- Directed by: Joseph Cornell
- Starring: Rose Hobart
- Release date: 1936;
- Running time: 19 minutes
- Country: United States

= Rose Hobart (film) =

Rose Hobart is a 1936 experimental collage film created by the artist Joseph Cornell, who cut and re-edited the Universal film East of Borneo (1931) into one of America's most famous surrealist short films. Cornell was fascinated by the star of East of Borneo, an actress named Rose Hobart, and named his short film after her. The piece consists of snippets from East of Borneo combined with shots from a documentary film of an eclipse.

== Creation ==
By chance, Cornell bought a 16mm print of East of Borneo at a junk shop. To make the 77-minute film less tedious for repeated viewings by himself and his brother, Cornell would occasionally cut some parts, rearrange others, or add pieces of nature films, until it was condensed to its final length of 19 minutes, mostly featuring shots of the lead actress, with whom Cornell had become obsessed.

== Screenings ==
When Cornell screened the film, he projected it through a piece of blue glass and slowed the speed of projection to that of a silent film. Cornell removed the original soundtrack and added "Porto Alegre" and "Belem Bayonne", two songs from Nestor Amaral's 1957 album Holiday in Brazil, a record that Cornell had also found at a junk shop.

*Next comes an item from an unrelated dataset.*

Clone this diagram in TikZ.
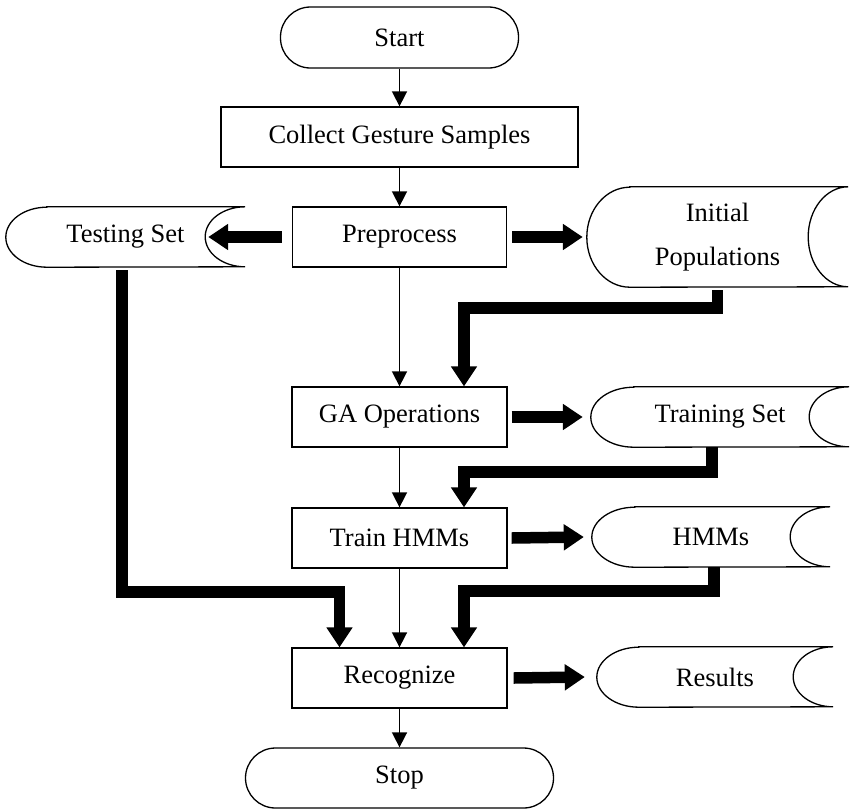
\documentclass[tikz,border=0pt]{standalone}
\usepackage{fontspec}
\setmainfont{Liberation Serif}
\usetikzlibrary{positioning,arrows.meta}

\tikzset{
  procbox/.style={draw,line width=1.3pt,minimum height=60pt,inner sep=0pt,
    font=\fontsize{26.5}{31}\selectfont},
  termbox/.style={procbox,rounded corners=30pt},
  datatext/.style={minimum height=60pt,inner sep=0pt,align=center,
    font=\fontsize{26.5}{44}\selectfont},
  thinflow/.style={line width=1.6pt,-{Triangle[length=15pt,width=15pt]}},
  thickflow/.style={line width=11.5pt,line join=miter,
    -{Triangle[length=20pt,width=25pt]}},
}
% outline of a stored-data symbol round a text node
\newcommand{\dataoutline}[3]{%
  \draw[line width=1.3pt] ([xshift=#2pt]#1.north west) -- (#1.north east)
    arc[start angle=90,end angle=270,x radius=40pt,y radius=#3pt]
    -- ([xshift=#2pt]#1.south west)
    arc[start angle=270,end angle=90,x radius=#2pt,y radius=#3pt] -- cycle;}

\begin{document}
\begin{tikzpicture}[x=1pt,y=1pt]
  \useasboundingbox (0,0) rectangle (851,-809);

  \node[termbox,minimum width=238pt,minimum height=61pt] (start) at (399.5,-37.5) {Start};
  \node[procbox,minimum width=357pt] (collect) at (399.5,-137) {Collect Gesture Samples};
  \node[procbox,minimum width=214pt] (prep) at (399.5,-237) {Preprocess};
  \node[procbox,minimum width=215pt] (ga) at (399.5,-417) {GA Operations};
  \node[procbox,minimum width=215pt] (train) at (399.5,-538) {Train HMMs};
  \node[procbox,minimum width=215pt] (recog) at (399.5,-678) {Recognize};
  \node[termbox,minimum width=308pt] (stop) at (399.5,-778) {Stop};

  \node[datatext,minimum width=239pt] (testset) at (125.5,-237) {Testing Set};
  \node[datatext,minimum width=261pt,minimum height=100pt] (initpop) at (717.5,-237)
    {Initial\\Populations};
  \node[datatext,minimum width=258pt] (trainset) at (720,-417) {Training Set};
  \node[datatext,minimum width=238pt] (hmms) at (711,-537) {HMMs};
  \node[datatext,minimum width=236pt] (results) at (715,-677) {Results};

  \dataoutline{testset}{41}{30}
  \dataoutline{initpop}{43}{50}
  \dataoutline{trainset}{43}{30}
  \dataoutline{hmms}{43}{30}
  \dataoutline{results}{42}{30}

  \draw[thinflow] (start) -- (collect);
  \draw[thinflow] (collect) -- (prep);
  \draw[thinflow] (prep) -- (ga);
  \draw[thinflow] (ga) -- (train);
  \draw[thinflow] (train) -- (recog);
  \draw[thinflow] (recog) -- (stop);

  \draw[thickflow] ([xshift=-10pt]prep.west) -- ([xshift=-37pt]testset.east);
  \draw[thickflow] ([xshift=5pt]prep.east) -- ([xshift=-4pt]initpop.west);
  \draw[thickflow] ([xshift=4pt]ga.east) -- ([xshift=-8pt]trainset.west);
  \draw[thickflow] ([xshift=4pt]train.east) -- ([xshift=-8pt]hmms.west);
  \draw[thickflow] ([xshift=6pt]recog.east) -- ([xshift=-12pt]results.west);

  \draw[thickflow] ([yshift=-3pt]initpop.south) -- ++(0,-18) -| ([xshift=64.5pt]ga.north);
  \draw[thickflow] ([xshift=-8pt]trainset.south) -- ++(0,-25) -| ([xshift=64.5pt]train.north);
  \draw[thickflow] ([xshift=3pt]hmms.south) -- ++(0,-24) -| ([xshift=64.5pt]recog.north);
  \draw[thickflow] ([xshift=-3.5pt,yshift=-3pt]testset.south) -- ++(0,-322)
    -| ([xshift=-60pt]recog.north);
\end{tikzpicture}
\end{document}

The film was first shown in 1936 at Julien Levy's New York City gallery in a matinee program featuring short films from Cornell's collection. The program, which Levy called "Goofy Newsreels", took place around the same time as the first exhibition of surrealist art at the Museum of Modern Art.

Salvador Dalí was in the audience, but halfway through the film, he knocked over the projector in a rage. “My idea for a film is exactly that, and I was going to propose it to someone who would pay to have it made,” he said. "I never wrote it down or told anyone, but it is as if he had stolen it." Other versions of Dalí's accusation tend to the more poetic: "He stole it from my subconscious!" or even "He stole my dreams!"

After the Dalí incident, Cornell did not screen the film publicly again until 1963, when, at the behest of Jonas Mekas, it was shown at the Gramercy Arts Theatre in New York. When the first print was made from Cornell's original in 1969, Cornell chose a 'rose' tint instead of the normal blue.

== Critical reception and accolades ==
Rose Hobart is now part of Anthology Film Archives' Essential Cinema Repertory collection. In 2001, it was selected for preservation in the United States National Film Registry by the Library of Congress as being "culturally, historically, or aesthetically significant". It was also among J. Hoberman's ten votes in both the 2002 and 2012 Sight & Sound polls of the world's greatest films.

==Influence==
Hilary Radner and Moya Luckett consider Blonde Cobra to be a camp portrayal of Rose Hobart.